While artificial intelligence-powered systems can improve clinicians’ diagnostic accuracy during telehealth visits, doctors still don’t fully trust algorithms to screen patients. That’s according to a recent study by Johns Hopkins researchers, which they say highlights the need to improve human-AI collaboration.
“Physicians do better with AI assistance, yet they still hesitate to alter their practices significantly as a result. For example, they will still frequently ask telehealth patients to visit the clinic for definitive testing,” says Mathias Unberath, John C. Malone Associate Professor of Computer Science and a member of the team whose study appeared in Nature Communications Medicine.
Unberath and Therese Canares, a Johns Hopkins emergency medicine physician, used a smartphone-based AI system they developed (CurieDx) to examine “explainable” AI’s potential to enhance clinicians’ trust in AI-driven diagnostic tools. They specifically focused on how doctors use and perceive the system’s explanations of strep throat diagnoses, which rely on analyzing smartphone images of users’ throats.
The researchers created mockups featuring techniques the AI system might use to explain its diagnoses, including highlighting key visual features and providing examples of images it already analyzed and accurately diagnosed as either strep or not.

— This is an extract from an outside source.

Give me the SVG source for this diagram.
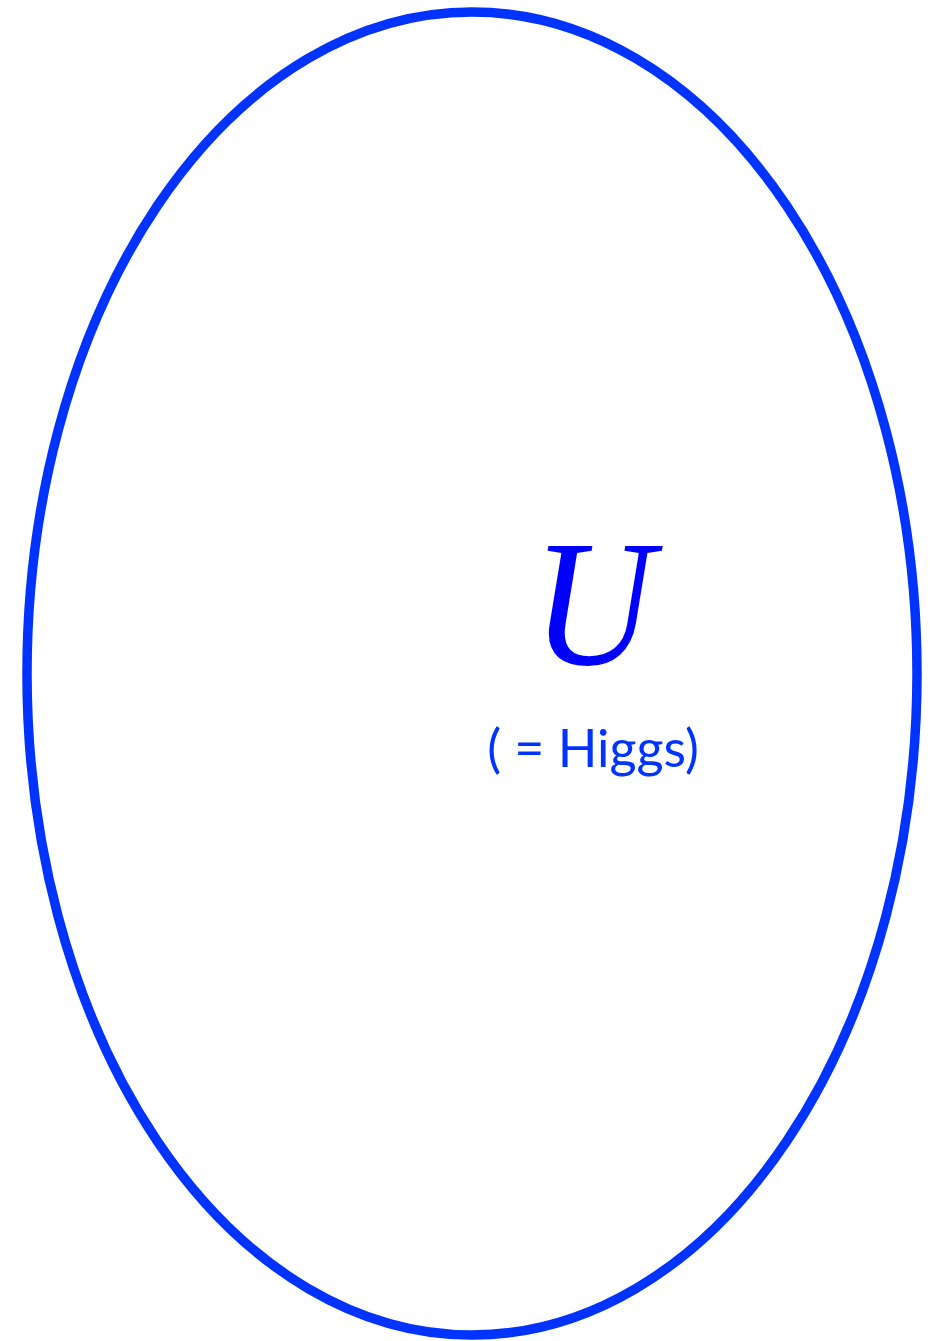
<svg xmlns="http://www.w3.org/2000/svg" width="930" height="1341" viewBox="0 0 930 1341">
<style>
.outline{fill:none;stroke:#0033ff;stroke-width:9.5}
.sym{font-family:"Liberation Serif",serif;font-style:italic;font-weight:normal;font-size:168px;fill:#0000ff}
.lbl{font-family:Lato,"Open Sans",sans-serif;font-size:52px;fill:#0033ff}
</style>
<rect width="930" height="1341" fill="#ffffff"/>
<g id="higgs">
<ellipse class="outline" cx="472" cy="673.5" rx="445" ry="661.5"/>
<text class="sym" x="0" y="0" text-anchor="middle" transform="translate(593 664) scale(1 1.07)">U</text>
<text class="lbl" x="593" y="767" text-anchor="middle">( = Higgs)</text>
</g>
</svg>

The team had clinicians review the mockups, measuring their agreement with CurieDx’s resulting diagnostic recommendations, perceived trust in the system, and how the explanations influenced physicians’ recommendations. “We found that explaining by example was the most promising method,” says lead author Catalina Gomez, a PhD student in computer science.
The researchers theorized that this type of explanation was the most successful because it most closely mirrors human clinical reasoning, which involves incorporating prior experience in the analysis of a patient’s condition.
“This kind of explanation improved the accuracy of the clinicians’ decisions. The providers also trusted the AI-generated predictions just as much as they trusted the diagnoses produced by their customary clinical prediction rule, which acted as our baseline,” says Gomez.
Even so, the clinicians in the study often felt it was necessary to ask patients diagnosed remotely to visit the clinic for a follow-up. “This opens the dialogue to examine clinical workflows that incorporate AI screening tools,” says Canares.
The team plans to continue exploring explainable AI methods to help users better understand how AI-powered systems work and further enhance user trust in those systems.